LEEDS: Leeds-White Chapel Afterwards Queen Street Chapel Congregational Church History up to 1868.



Among the early preachers in Wesley's connexion was the Rev. John Edwards, born at Shrewsbury, but converted under the preaching of the Rev. George Whitefield. He was located for a time at Leeds, where the Society was much divided, and their discords were a subject of deep complaint from Wesley himself. As Edwards's views more resembled those of Whitefield than Wesley, he and many others withdrew themselves, and formed a separate congregation, much increased by defections from Call Lane. For them a chapel was erected, called White, or Whitehall Chapel. Mr. Scales says of his predecessor : "He was a good and holy man, a faithful preacher, and an earnest advocate of the doctrines of grace. Some, indeed, who were not well-affected to those doctrines, represented his preaching as licentious in its tendency But the good man's holy life and labours did far more than all beside to silence all such injurious aspersions, and to prove his to be the doctrine which is according to godliness." In his day the maintainers of evangelical doctrine were comparatively few; but those few were highly esteemed. Some persons came even from Bradford to profit by Mr. E.'s ministry. His chapel soon became too small to accommodate his hearers, and was enlarged. In the latter years of his life* the Rev. Edward Parsons (Trevecca Academy) became his assistant. He died Feb. 17, 1785, æt. 70.
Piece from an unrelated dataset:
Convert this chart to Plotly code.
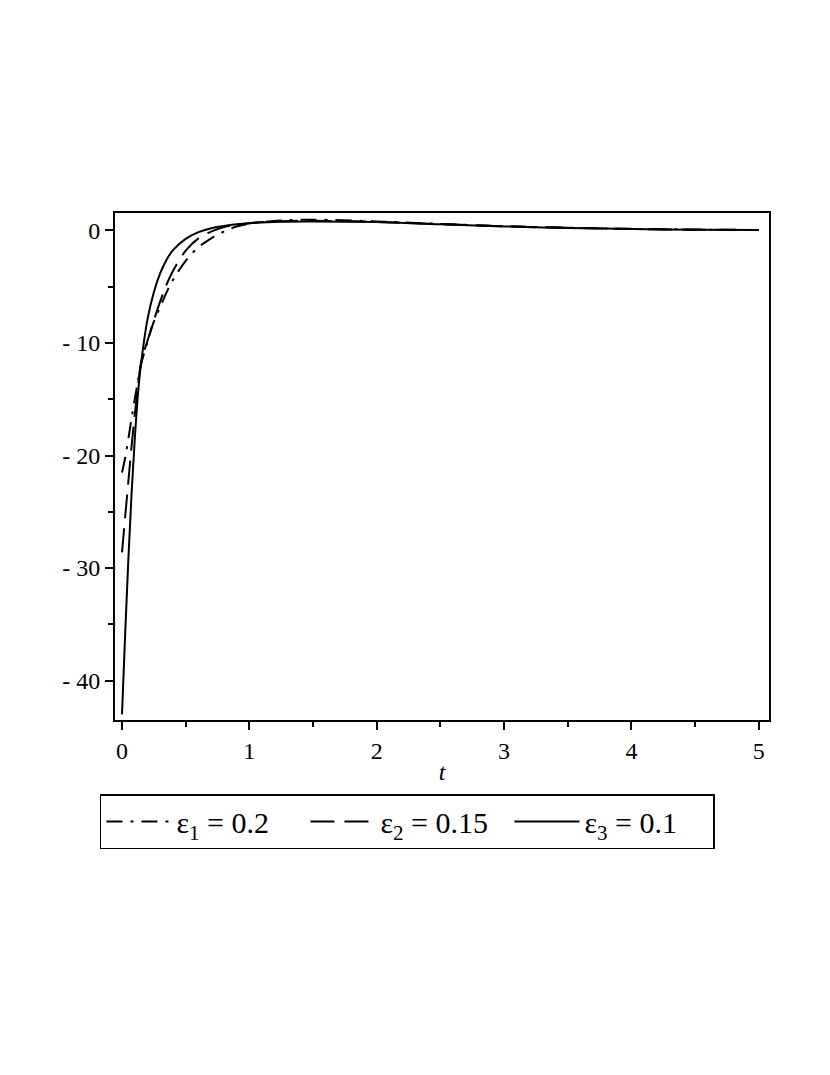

He was the editor of a "Vindication of Doctrine of Justification," by Traill. 1753.

On his death, Rev. EDWARD PARSONS succeeded him. After a few years a new chapel appeared desirable. Salem Chapel was accordingly built, near to the place of the former sanctuary. But some were still attached to the old locality, and they invited Rev. GEORGE WILSON, from Durham, to be their minister (1792). After a few years he resigned his office (1805).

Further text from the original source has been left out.